For Misery Party, we did a workshop exploring Audre Lorde’s essay ‘The Use of the Erotic’ we wanted to break down the concepts meaningfully and playfully, how to access pleasure and what pleasure means from an individual perspective’.. We got a lot of positive feedback, a lot of people were like ‘thank you so much, I hadn’t thought about sex like this’
b: The essay is about how working from that place of the erotic isn’t just about sex and fucking. It’s where you gain most of your power, just as a being. You’re really in tune with yourself and it starts with the erotic. It starts with pleasuring yourself and being able to differentiate between what is pornographic and what actually gets you turned on. If you’re turned on to what turns you on that’s how you start manifesting. That’s how you start so many different avenues of living in a world that kind of tells you ‘no’.

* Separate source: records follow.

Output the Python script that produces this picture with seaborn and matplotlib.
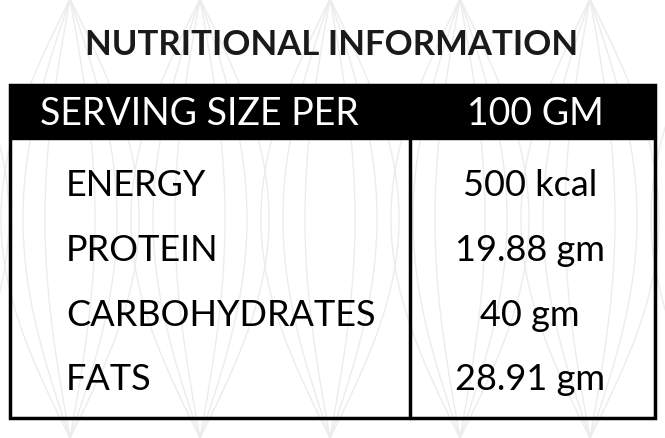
import matplotlib
matplotlib.use("Agg")
import matplotlib.pyplot as plt
import seaborn as sns
import numpy as np

sns.set_style("white")
plt.rcParams['font.family'] = ['Lato', 'DejaVu Sans']

title = "NUTRITIONAL INFORMATION"
header = ["SERVING SIZE PER", "100 GM"]
nutrients = ["ENERGY", "PROTEIN", "CARBOHYDRATES", "FATS"]
amounts = ["500 kcal", "19.88 gm", "40 gm", "28.91 gm"]

fig = plt.figure(figsize=(6.65, 4.39), dpi=100)
ax = fig.add_axes([0, 0, 1, 1])
ax.set_xlim(0, 665)
ax.set_ylim(439, 0)
ax.axis("off")

# faint leaf pattern in the background
t = np.linspace(0, 1, 100)
for cx in range(-60, 760, 130):
    for k in range(3):
        w = 25 + k * 22
        ax.plot(cx - w * np.sin(np.pi * t), 439 - 439 * t, color="#ececec", lw=1.0, zorder=0)
        ax.plot(cx + w * np.sin(np.pi * t), 439 - 439 * t, color="#ececec", lw=1.0, zorder=0)

ax.text(332, 45, title, ha="center", va="center", fontsize=25, fontweight="bold", color="#1a1a1a")

# table frame
ax.add_patch(plt.Rectangle((10, 86), 645, 333, fill=False, ec="black", lw=2.5, zorder=2))
ax.add_patch(plt.Rectangle((10, 86), 645, 54, fc="black", ec="black", zorder=2))
ax.plot([410, 410], [140, 419], color="black", lw=2.5, zorder=2)

ax.text(40, 114, header[0], ha="left", va="center", fontsize=27, color="white", zorder=3)
ax.text(535, 114, header[1], ha="center", va="center", fontsize=27, color="white", zorder=3)

ys = [186, 251, 316, 380]
for y, name, val in zip(ys, nutrients, amounts):
    ax.text(66, y, name, ha="left", va="center", fontsize=26, color="black", zorder=3)
    ax.text(530, y, val, ha="center", va="center", fontsize=26, color="black", zorder=3)

fig.savefig("out.png", dpi=100)
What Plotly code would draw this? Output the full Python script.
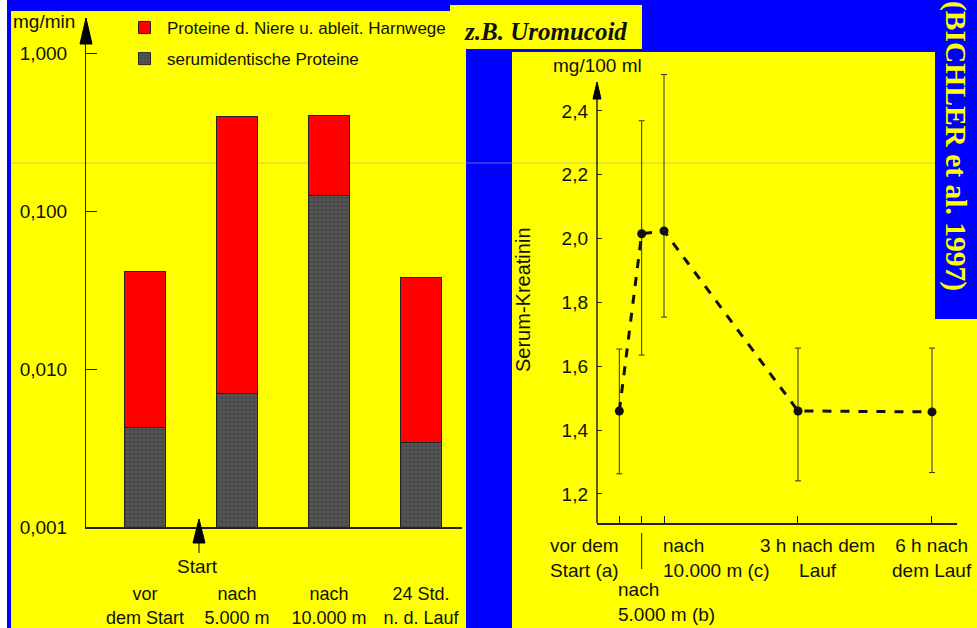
import plotly.graph_objects as go

W, H = 977, 628
BLUE = "#0000FF"
YELLOW = "#FFFF00"
INK = "#111111"
SANS = "Liberation Sans, Arial, sans-serif"
SERIF = "Liberation Serif, Times New Roman, serif"


def px(x):
    return x / W


def py(y):
    return 1 - y / H


# ---------------- left chart data (mg/min, log scale) ----------------
categories = ["vor<br>dem Start", "nach<br>5.000 m", "nach<br>10.000 m", "24 Std.<br>n. d. Lauf"]
serum_proteins = [0.00424, 0.00695, 0.1245, 0.00345]      # serumidentische Proteine
kidney_proteins = [0.0369, 0.392, 0.280, 0.0343]          # Proteine d. Niere u. ableit. Harnwege
left_tickvals = [0.001, 0.01, 0.1, 1.0]
left_ticktext = ["0,001", "0,010", "0,100", "1,000"]

# ---------------- right chart data (Serum-Kreatinin, mg/100 ml) ----------------
time_h = [-1.0, -0.5, 0.0, 3.0, 6.0]
creatinine = [1.46, 2.015, 2.024, 1.46, 1.457]
err_plus = [0.194, 0.354, 0.49, 0.197, 0.20]
err_minus = [0.197, 0.38, 0.27, 0.219, 0.19]
right_tickvals = [1.2, 1.4, 1.6, 1.8, 2.0, 2.2, 2.4]
right_ticktext = ["1,2", "1,4", "1,6", "1,8", "2,0", "2,2", "2,4"]
time_labels = ["vor dem<br>Start (a)", "nach<br>5.000 m (b)", "nach<br>10.000 m (c)",
               "3 h nach dem<br>Lauf", "6 h nach<br>dem Lauf"]

fig = go.Figure()

fig.add_trace(go.Bar(
    x=categories, y=serum_proteins, name="serumidentische Proteine",
    marker=dict(color="#4c4c4c", line=dict(color="#222", width=1),
                pattern=dict(shape=".", fgcolor="#6c6c6c", bgcolor="#4a4a4a",
                             size=4, solidity=0.35)),
    width=0.45, legendgroup="g2", legendrank=2, xaxis="x", yaxis="y",
))
fig.add_trace(go.Bar(
    x=categories, y=kidney_proteins, name="Proteine d. Niere u. ableit. Harnwege",
    marker=dict(color="#FF0000", line=dict(color="#222", width=1)),
    width=0.45, legendgroup="g1", legendrank=1, xaxis="x", yaxis="y",
))

fig.add_trace(go.Scatter(
    x=time_h, y=creatinine, mode="lines+markers", showlegend=False,
    line=dict(color="#111", width=3, dash="dash"),
    marker=dict(color="#111", size=9),
    error_y=dict(type="data", array=err_plus, arrayminus=err_minus,
                 color="#333", thickness=1, width=3),
    xaxis="x2", yaxis="y2", cliponaxis=False,
))

shapes = [
    # white strip on the far left
    dict(type="rect", xref="paper", yref="paper", x0=px(0), x1=px(7), y0=py(628), y1=py(0),
         fillcolor="white", line=dict(width=0), layer="below"),
    # left yellow panel
    dict(type="rect", xref="paper", yref="paper", x0=px(11), x1=px(466), y0=py(628), y1=py(11),
         fillcolor=YELLOW, line=dict(width=0), layer="below"),
    # title box
    dict(type="rect", xref="paper", yref="paper", x0=px(450), x1=px(642), y0=py(49), y1=py(5),
         fillcolor=YELLOW, line=dict(width=0), layer="below"),
    # right yellow panel
    dict(type="rect", xref="paper", yref="paper", x0=px(512), x1=px(935), y0=py(628), y1=py(52),
         fillcolor=YELLOW, line=dict(width=0), layer="below"),
    dict(type="rect", xref="paper", yref="paper", x0=px(934), x1=px(977), y0=py(628), y1=py(319),
         fillcolor=YELLOW, line=dict(width=0), layer="below"),
    # faint horizontal scan line
    dict(type="line", xref="paper", yref="paper", x0=px(11), x1=px(935), y0=py(163), y1=py(163),
         line=dict(color="rgba(170,170,150,0.6)", width=1), layer="below"),
    # left y-axis arrowhead
    dict(type="path", xref="paper", yref="paper",
         path=f"M {px(86)} {py(18)} L {px(80)} {py(44)} L {px(92)} {py(44)} Z",
         fillcolor="black", line=dict(color="black", width=1)),
    # Start arrow
    dict(type="path", xref="paper", yref="paper",
         path=f"M {px(199)} {py(519)} L {px(193)} {py(543)} L {px(205)} {py(543)} Z",
         fillcolor="black", line=dict(color="black", width=1)),
    dict(type="line", xref="paper", yref="paper", x0=px(199), x1=px(199), y0=py(543), y1=py(553),
         line=dict(color="black", width=1)),
    # right y-axis line and arrowhead
    dict(type="line", xref="paper", yref="paper", x0=px(597), x1=px(597), y0=py(523), y1=py(96),
         line=dict(color="#222", width=1.5)),
    dict(type="path", xref="paper", yref="paper",
         path=f"M {px(597)} {py(82)} L {px(593)} {py(99)} L {px(601)} {py(99)} Z",
         fillcolor="black", line=dict(color="black", width=1)),
    # separator tick under label (b)
    dict(type="line", xref="x2", yref="paper", x0=time_h[1], x1=time_h[1], y0=py(533), y1=py(569),
         line=dict(color="#222", width=1)),
]

annotations = [
    dict(text="mg/min", xref="paper", yref="paper", x=px(11), y=py(21), xanchor="left",
         yanchor="middle", showarrow=False, font=dict(size=19, color=INK, family=SANS)),
    dict(text="Start", xref="paper", yref="paper", x=px(197), y=py(566), xanchor="center",
         yanchor="middle", showarrow=False, font=dict(size=19, color=INK, family=SANS)),
    dict(text="mg/100 ml", xref="paper", yref="paper", x=px(551), y=py(66), xanchor="left",
         yanchor="middle", showarrow=False, font=dict(size=19, color=INK, family=SANS)),
    dict(text="Serum-Kreatinin", xref="paper", yref="paper", x=px(523), y=py(300),
         xanchor="center", yanchor="middle", textangle=-90, showarrow=False,
         font=dict(size=20, color=INK, family=SANS)),
    dict(text="<b><i>z.B. Uromucoid</i></b>", xref="paper", yref="paper", x=px(545), y=py(31),
         xanchor="center", yanchor="middle", showarrow=False,
         font=dict(size=25, color=INK, family=SERIF)),
    dict(text="<b>(BICHLER et al. 1997)</b>", xref="paper", yref="paper", x=px(956), y=py(146),
         xanchor="center", yanchor="middle", textangle=90, showarrow=False,
         font=dict(size=29.5, color=YELLOW, family=SERIF)),
    # right x labels
    dict(text=time_labels[0], xref="x2", yref="paper", x=time_h[0], y=py(533), xanchor="right",
         yanchor="top", align="left", showarrow=False, xshift=2,
         font=dict(size=19, color=INK, family=SANS)),
    dict(text=time_labels[1], xref="x2", yref="paper", x=time_h[1], y=py(577), xanchor="left",
         yanchor="top", align="left", showarrow=False, xshift=-26,
         font=dict(size=19, color=INK, family=SANS)),
    dict(text=time_labels[2], xref="x2", yref="paper", x=time_h[2], y=py(533), xanchor="left",
         yanchor="top", align="left", showarrow=False, xshift=-3,
         font=dict(size=19, color=INK, family=SANS)),
    dict(text=time_labels[3], xref="x2", yref="paper", x=time_h[3], y=py(533), xanchor="center",
         yanchor="top", align="center", showarrow=False, xshift=20,
         font=dict(size=19, color=INK, family=SANS)),
    dict(text=time_labels[4], xref="x2", yref="paper", x=time_h[4], y=py(533), xanchor="center",
         yanchor="top", align="center", showarrow=False, xshift=0,
         font=dict(size=19, color=INK, family=SANS)),
]

fig.update_layout(
    width=W, height=H,
    margin=dict(l=0, r=0, t=0, b=0, pad=0, autoexpand=False),
    paper_bgcolor=BLUE, plot_bgcolor="rgba(0,0,0,0)",
    barmode="stack", bargap=0.5,
    font=dict(family=SANS, color=INK),
    showlegend=True,
    legend=dict(x=px(122), y=py(10), xanchor="left", yanchor="top",
                bgcolor="rgba(0,0,0,0)", font=dict(size=17, color=INK, family=SANS),
                traceorder="grouped", tracegroupgap=6, itemwidth=35),
    xaxis=dict(domain=[px(86), px(462)], anchor="y", type="category", automargin=False,
               range=[-0.641, 3.446], showline=True, linecolor="#222", linewidth=1.5,
               ticks="", showgrid=False, zeroline=False,
               tickfont=dict(size=18, color=INK, family=SANS), ticklabelstandoff=50),
    yaxis=dict(domain=[py(527), py(18)], anchor="x", type="log", automargin=False,
               range=[-3, 0.2215], showline=True, linecolor="#222", linewidth=1,
               ticks="inside", ticklen=11, tickcolor="#222",
               tickvals=left_tickvals, ticktext=left_ticktext, showgrid=False, zeroline=False,
               tickfont=dict(size=19, color=INK, family=SANS), ticklabelstandoff=14),
    xaxis2=dict(domain=[px(597), px(957)], anchor="y2", range=[-1.5, 6.56], automargin=False,
                showline=True, linecolor="#222", linewidth=2,
                ticks="inside", ticklen=7, tickcolor="#222", tickvals=time_h,
                showticklabels=False, showgrid=False, zeroline=False),
    yaxis2=dict(domain=[py(523), py(70)], anchor="x2", range=[1.109, 2.528], automargin=False,
                showline=False, ticks="inside", ticklen=5, tickcolor="#222",
                tickvals=right_tickvals, ticktext=right_ticktext,
                showgrid=False, zeroline=False,
                tickfont=dict(size=19, color=INK, family=SANS), ticklabelstandoff=8),
    shapes=shapes,
    annotations=annotations,
)

fig.write_html("out.html")
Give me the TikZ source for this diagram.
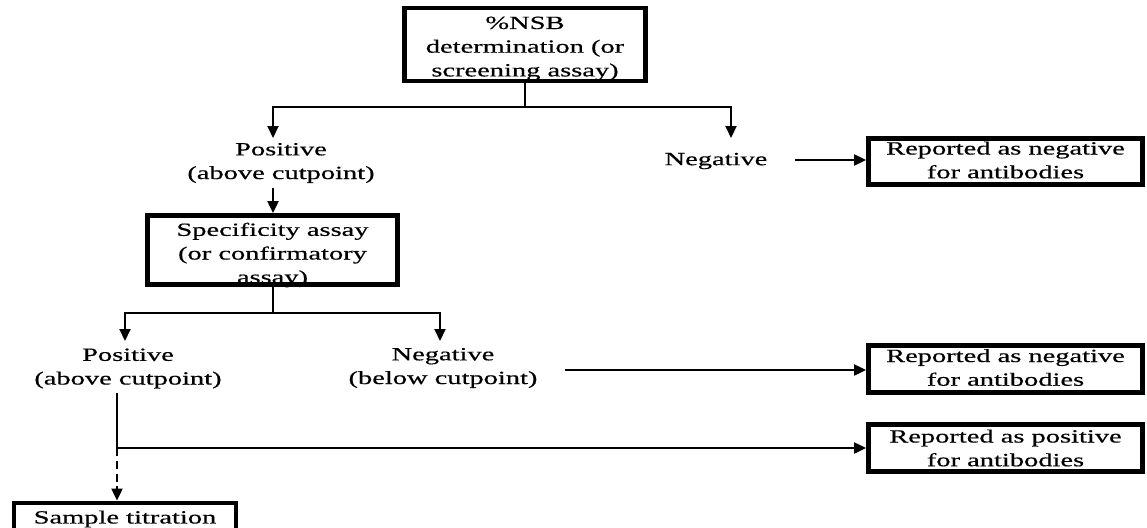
\documentclass[tikz,border=0pt]{standalone}
\usepackage{fontspec}
\setmainfont[FakeStretch=1.53,FakeBold=0.5]{Liberation Serif}
\usetikzlibrary{arrows.meta}
\tikzset{
  txt/.style={font=\fontsize{18.6}{23.7}\selectfont, align=center, inner sep=0pt},
  bx/.style={draw=black, line width=4.8pt, fill=white, inner sep=0pt},
  ln/.style={line width=2pt, draw=black},
  arr/.style={ln, -{Triangle[length=12pt,width=11pt]}},
  dsh/.style={ln, dash pattern=on 8pt off 5pt}
}
\begin{document}
\begin{tikzpicture}[x=1pt,y=-1pt]
\useasboundingbox (0,0) rectangle (1147,527);
\clip (0,0) rectangle (1147,527);
\fill[white] (0,0) rectangle (1147,527);

% boxes
\node[bx, minimum width=241pt, minimum height=73pt,
  label={[txt, yshift=-4pt]center:\%NSB\\determination (or\\screening assay)}] (top) at (525,44.5) {};
\node[bx, minimum width=250pt, minimum height=69pt,
  label={[txt, yshift=-5pt]center:Specificity assay\\(or confirmatory\\assay)}] (spec) at (272.5,250) {};
\node[bx, minimum width=274pt, minimum height=46pt,
  label={[txt, yshift=1.5pt]center:Reported as negative\\for antibodies}] (rep1) at (1005.5,161.5) {};
\node[bx, minimum width=274pt, minimum height=47pt,
  label={[txt, yshift=1.5pt]center:Reported as negative\\for antibodies}] (rep2) at (1005.5,369) {};
\node[bx, minimum width=274pt, minimum height=47pt,
  label={[txt]center:Reported as positive\\for antibodies}] (rep3) at (1005.5,448) {};
\node[bx, minimum width=222pt, minimum height=34pt,
  label={[txt, yshift=1pt]center:Sample titration}] (samp) at (125,520) {};

% text nodes
\node[txt] (pos1) at (281,163) {Positive\\(above cutpoint)};
\node[txt] (neg1) at (716,161) {Negative};
\node[txt] (pos2) at (128,368.5) {Positive\\(above cutpoint)};
\node[txt] (neg2) at (443,368) {Negative\\(below cutpoint)};

% junctions
\coordinate (j1) at (525,107);
\coordinate (t1) at (273,138);
\coordinate (t2) at (731,138);
\coordinate (j2) at (273,313);
\coordinate (t3) at (125,341);
\coordinate (t4) at (440,341);
\coordinate (p2b) at (117,393);
\coordinate (j3) at (117,448);
\coordinate (n1e) at (795,160);
\coordinate (n2e) at (565,370);
\coordinate (p1b) at (273,188);

% connectors
\draw[ln] (top.south) -- (j1);
\draw[arr] (j1) -| (t1);
\draw[arr] (j1) -| (t2);
\draw[arr] (n1e) -- (rep1.west |- n1e);
\draw[arr] (p1b) -- (spec.north -| p1b);
\draw[ln] (spec.south -| j2) -- (j2);
\draw[arr] (j2) -| (t3);
\draw[arr] (j2) -| (t4);
\draw[arr] (n2e) -- (rep2.west |- n2e);
\draw[ln] (p2b) -- (j3);
\draw[arr] (j3) -- (rep3.west);
\draw[dsh] (j3) -- ++(0,40);
\draw[arr] (117,486) -- (samp.north -| j3);
\end{tikzpicture}
\end{document}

EF: The Sex & Rage workshop was about tonics, balance, our bodies and was quite, like, experimental, very sex positive but also spoke about how our bodies are interpreted in the white gaze. The whole point of Sex & Rage is that it’s organised by sex workers and it was a real privilege to work with them.
b: Our bodies have stories that we’ve been told to ignore, to put to the side or to misinterpret. Tonics, our bodies and balance; I think we agreed that we needed those three things to be in tandem. They need to be in time to work together.
So our bodies, what heals them, and how we relate to other people is all connected by the way we connect with ourselves. I believe that our workshops and the work that we do are designed to facilitate integrating all our facets. To show how we approach this work and how we protect ourselves. I felt like I was being workshopped as well.
OT: What are Black Fly Zine’s plans for next year, or the next five years?
EF: One smaller project I want to work on is around vampires and their representation through other cultures. I found vampires were being whitewashed – there are loads of different depictions of blood-sucking creatures in African, Asian and Caribbean cultures and we wanted to give some access to that for people who love vampires. They’re the coolest and that intersection between horror and sex is fun to research.
We want to expand. We’re thinking of a website, an annual issue of Black Fly Zine, collaborations with different organisations, panels and exhibitions. We’re thinking mini zines on different topics, more workshops that collaborate with more people. Everything!
Art residencies, please – put us in a villa and give us a project. Long-term funding, so that we can pay ourselves.
OT: Who would you like to engage with more in future?
EF: Organisations doing similar work across the diaspora, including places we are from, so for me Barbados and the Caribbean islands generally, connecting with other advocates and creatives. We would also like to connect to south and Central America. I would love for us to include voices that are older and teenagers. Everyone basically, because there are a lot of voices to be heard and work to be done.
b: For me personally, I think it’d be going to more African countries. Specific African countries I want to target are Zimbabwe, Botswana, South Africa and Senegal; they all hold immense personal importance. I think there’s a lot of people talking about sexual health and I think it’s from a colonised perspective.
OT: Finally, how do you reimagine the future of art at the intersection of sexual health and racial identities, in opposition to mainstream attitudes?
b: I think we’re going to be put through a tumble dryer, having repeated conversations with more and more institutions, realising that people need to dig deeper within themselves. The mainstream will just keep doing what the mainstream does. Now as creators I feel the responsibility to still be protective of Blackness and what I view as Blackness and Queer people and Brown people. I reimagine the future of art as a space that keeps safety and love and authenticity at the head of what we’re doing.
EF: It’s already getting in the heads of people who are younger. What we’re saying is shedding, it’s unlearning, it’s redefining over and over again. It’s accepting as well, not being ashamed of your identity.